Tyranny, like hell, is not easily conquered. Yet we have this consolation with us, that the harder the conflict the more glorious the triumph.
--Thomas Paine, The Crisis

Informed by Strauss and inspired by Paine, appealing to Lincoln and alluding to Truman, beginning with the Constitution and ending with the Declaration, with Biblical phrases echoing throughout -- George W. Bush's Second Inaugural was a powerful and subtle speech.

It will also prove to be a historic speech. Less than three and a half years after 9/11, Bush's Second Inaugural moves American foreign policy beyond the war on terror to the larger struggle against tyranny. It grounds Bush's foreign policy -- American foreign policy -- in American history and American principles. If actions follow words and success greets his efforts, then President Bush will have ushered in a new era in American foreign policy.
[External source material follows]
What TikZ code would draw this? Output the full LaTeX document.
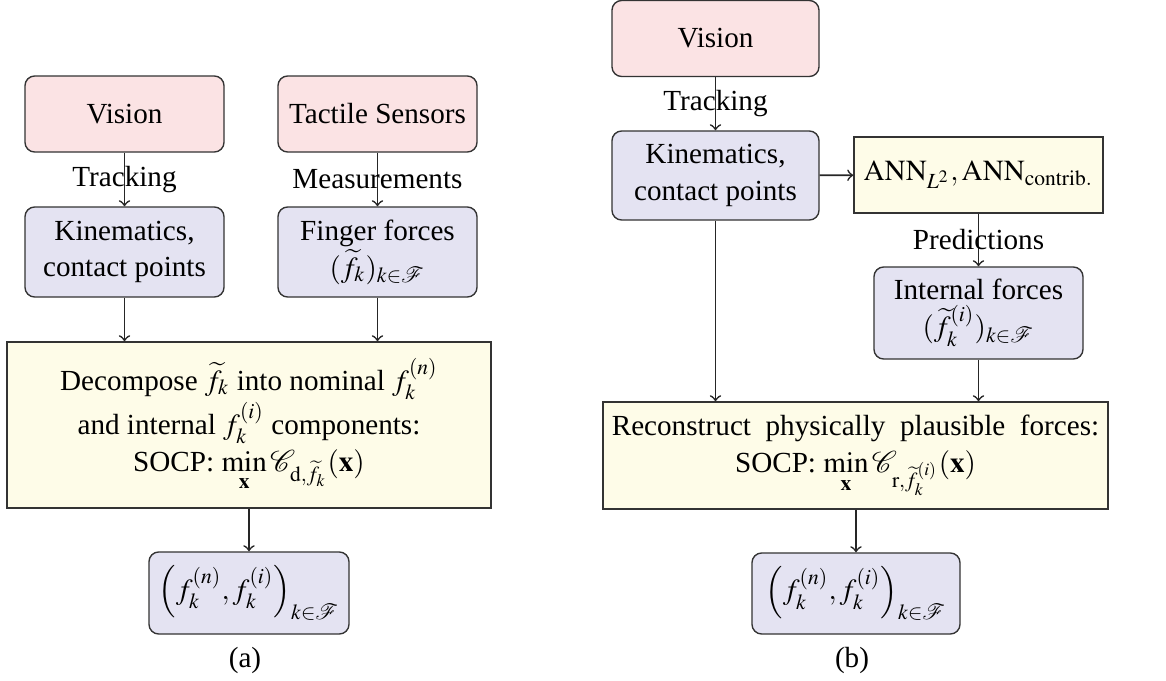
\documentclass[tikz,border=0pt]{standalone}
\usepackage{amsmath}
\usepackage{mathptmx}
\usepackage{mathrsfs}
\usepackage[no-math]{fontspec}
\setmainfont{Liberation Serif}
\definecolor{pinkfill}{HTML}{FBE3E4}
\definecolor{lavfill}{HTML}{E4E3F2}
\definecolor{yelfill}{HTML}{FEFCE8}
\definecolor{edge}{HTML}{333333}
\begin{document}
\begin{tikzpicture}[x=0.3636pt,y=-0.3636pt,
  every node/.style={font=\fontsize{10.6}{13.4}\selectfont},
  boxbase/.style={draw=edge,line width=0.5pt,align=center,inner sep=0pt},
  srcbox/.style={boxbase,fill=pinkfill,rounded corners=3.5pt},
  midbox/.style={boxbase,fill=lavfill,rounded corners=3.5pt},
  procbox/.style={boxbase,fill=yelfill},
  conn/.style={->,line width=0.6pt,draw=black!85},
  lbl/.style={inner sep=0pt}]
\useasboundingbox (0,0) rectangle (1166,680);
% ---------- (a) ----------
\node[srcbox,minimum width=199*0.3636pt,minimum height=76*0.3636pt] (va) at (124.5,114) {Vision};
\node[srcbox,minimum width=199*0.3636pt,minimum height=76*0.3636pt] (ts) at (377.5,114) {Tactile Sensors};
\node[midbox,minimum width=199*0.3636pt,minimum height=90*0.3636pt] (ka) at (124.5,252) {Kinematics,\\contact points};
\node[midbox,minimum width=199*0.3636pt,minimum height=90*0.3636pt] (ff) at (377.5,252) {Finger forces\\$(\widetilde{f}_k)_{k\in\mathscr{F}}$};
\node[procbox,minimum width=484*0.3636pt,minimum height=166*0.3636pt] (dec) at (249,425) {Decompose $\widetilde{f}_k$ into nominal $f_k^{(n)}$\\and internal $f_k^{(i)}$ components:\\SOCP: $\min\limits_{\mathbf{x}}\mathscr{C}_{\mathrm{d},\widetilde{f}_k}(\mathbf{x})$};
\node[midbox,minimum width=200*0.3636pt,minimum height=82*0.3636pt] (ra) at (249,593) {$\left(f_k^{(n)},f_k^{(i)}\right)_{k\in\mathscr{F}}$};
\node[lbl] (capa) at (245,660) {(a)};
\draw[conn] (va) -- node[lbl] {Tracking} (ka);
\draw[conn] (ts) -- node[lbl] {Measurements} (ff);
\draw[conn] (ka.south) -- (ka.south |- dec.north);
\draw[conn] (ff.south) -- (ff.south |- dec.north);
\draw[conn] (dec) -- (ra);
% ---------- (b) ----------
\node[srcbox,minimum width=207*0.3636pt,minimum height=76*0.3636pt] (vb) at (715.5,38.5) {Vision};
\node[midbox,minimum width=207*0.3636pt,minimum height=89*0.3636pt] (kb) at (715.5,175.5) {Kinematics,\\contact points};
\node[procbox,minimum width=249*0.3636pt,minimum height=76*0.3636pt] (ann) at (978.5,175) {$\mathrm{ANN}_{L^2},\mathrm{ANN}_{\mathrm{contrib.}}$};
\node[midbox,minimum width=209*0.3636pt,minimum height=92*0.3636pt] (inf) at (978.5,313) {Internal forces\\$(\widetilde{f}_k^{(i)})_{k\in\mathscr{F}}$};
\node[procbox,minimum width=505*0.3636pt,minimum height=107*0.3636pt] (rec) at (855.5,455.5) {\spaceskip=0.5em Reconstruct physically plausible forces:\\SOCP: $\min\limits_{\mathbf{x}}\mathscr{C}_{\mathrm{r},\widetilde{f}_k^{(i)}}(\mathbf{x})$};
\node[midbox,minimum width=208*0.3636pt,minimum height=81*0.3636pt] (rb) at (856,593.5) {$\left(f_k^{(n)},f_k^{(i)}\right)_{k\in\mathscr{F}}$};
\node[lbl] (capb) at (852,660) {(b)};
\draw[conn] (vb) -- node[lbl] {Tracking} (kb);
\draw[conn] (kb) -- (ann);
\draw[conn] (ann) -- node[lbl] {Predictions} (inf);
\draw[conn] (kb.south) -- (kb.south |- rec.north);
\draw[conn] (inf.south) -- (inf.south |- rec.north);
\draw[conn] (rec.south -| rb.north) -- (rb.north);
\end{tikzpicture}
\end{document}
That era will of course build on the efforts and achievements of his predecessors -- especially Harry Truman and Ronald Reagan. The invocation of Truman is clear. Here is Truman, in his address to a joint session of Congress on March 12, 1947, announcing what came to be known as the Truman Doctrine: "I believe that it must be the policy of the United States to support free peoples who are resisting attempted subjugation by armed minorities or by outside pressures." And here is Bush: "So it is the policy of the United States to seek and support the growth of democratic movements and institutions in every nation and culture, with the ultimate goal of ending tyranny in our world."

Truman's basically defensive formulation of the doctrine of containment was appropriate at the beginning of the Cold War. Reagan was able, two generations later, to go further and to talk of transcending or overcoming communism. So we did, and Bush claims we are in a new and more hopeful era: "America's vital interests and our deepest beliefs are now one." Our previous victories allow a more expansive embrace of America's "ultimate goal."

Expansive does not mean reckless. Bush avoids John Kennedy's impressive but overly grand, "pay any price, bear any burden" formulation. Bush states that military force will of course be used to "protect this nation and its people against further attacks and emerging threats," and that "we will defend ourselves and our friends by force of arms when necessary." But he explains that the task of ending tyranny around the world is not "primarily the task of arms." The goal of ending tyranny will be pursued through many avenues, and is the "work of generations."

And Bush makes careful distinctions among the nations of the world. There are democratic allies, to whom he reaches out for help. There are "governments with long habits of control" -- Russia, or China, or the Arab dictators -- whose leaders Bush urges to start on the "journey of progress and justice, and America will walk at your side." But he also makes clear to these leaders that we will pressure them and hold them accountable for oppression, and that we will support dissidents and democratic reformers in their countries.

Then there are the "outlaw regimes." It is their rulers who call to mind Lincoln's statement: "Those who deny freedom to others deserve it not for themselves; and, under the rule of a just God, cannot long retain it." So for those nations we intend to promote regime change -- primarily through peaceful means, but not ruling out military force in the case of threats to us.

If the critics of the speech who have denounced it as simple-minded were to read it, they would find it sophisticated. They might even find it nuanced.
Still, sophisticated and nuanced as it is, it does proclaim the goal of ending tyranny. And just as Truman's speech shaped policy, so Bush's will. As he implicitly acknowledges, his presidency will be judged not by this speech but by his achievements. The speech, by laying out a clear and compelling path for U.S. foreign policy, will make substantial achievements easier. There will be vigorous debates over how to secure these achievements -- debates over defense spending and diplomacy, over particular tactics and operational choices. We will at times differ with the president on some of these matters, as we have at times in the past. But on the fundamental American goal, President Bush has it right -- profoundly right.